|Robert Murray McCheyne|
Jehovah Tsidkenu meant nothing to me
(Robert Murray McCheyne)
We sang this hymn yesterday morning in church. We started off with two short Psalms (133 and 134) which have but 5 verses between them, so we run them into one another and sang them to the same tune. We then sang, after the scripture reading, McCheyne's testimony hymn and then, after the message, finished off with the hymn "Jesus my Saviour is precious to me." I preached on John 7:37-39 on the Lord's great invitation on the last day of the feast for all the thirsty ones to come and drink. I did not preach it evangelistically (although I introduced it as such) because I wanted to preach the gospel at night (from John 5:40). So, I concentrated on what we have when we come to Christ with a view of encouraging and teaching the Christians present. For those interested in outlines, I pointed out that when we come to Christ, we have:
1) The reality and not the shadow (i.e. no longer the type i.e. the Feast/Tabernacles but the thing typified i.e. Christ who tabernacled among us)

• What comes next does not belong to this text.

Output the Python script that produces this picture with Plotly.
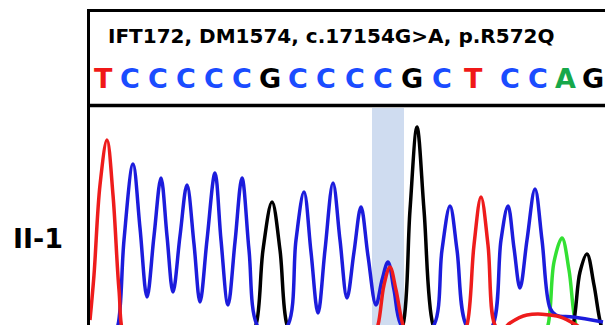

2) The satisfaction and not the thirst (obvious from text)
3) The fullness and not the limitation - we now have the Holy Spirit given more fully than before (v38-39).
I enjoyed better liberty at night, but nevertheless the folk seemed to enjoy the morning message.

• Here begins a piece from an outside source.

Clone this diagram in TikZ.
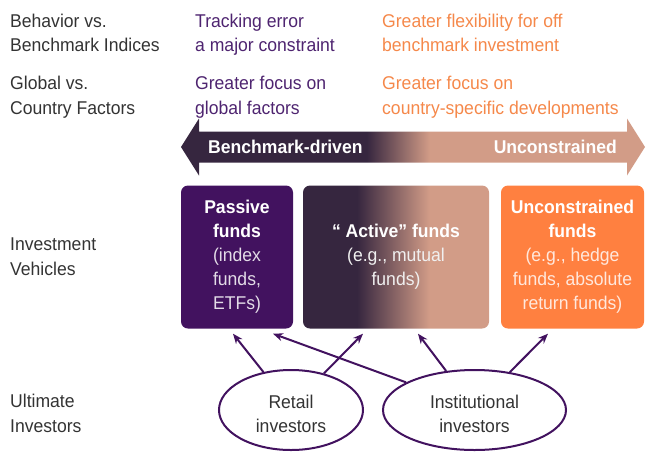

I chose McCheyne's hymn because he mentions "I drank at the fountain, life giving and free" which obviously tied in with the text. However, as you will observe, this is not the quote I head this blog post with. The words above actually came with more sweetness to my soul. Friends had obviously witnessed to McCheyne when he was yet unsaved. His older brother, David, who passed away early (as indeed Robert did) had a great impact upon him. But they not only witnessed to him about Christ crucfied ("Christ on the tree") but they did so (in McCheyne's words) "with rapture." It was not mechancial, nor out of a mere sense of duty. Their souls were enraptured with Christ, much like the church in the Song of Solomon. Fittingly, Song of Solomon was McCheyne's favourite book of the Bible.
Maybe you have never heard of McCheyne. I was asked a while ago as to which book I had read and would recommend. I chose McCheyne's biography by his close friend Andrew Bonar for its sheer spirituality. Books have gone and gone in my library but this one ever will remain. It formed part of my life when as a young believer, I rushed home from my work to devour more of its pages in the summer of 1979.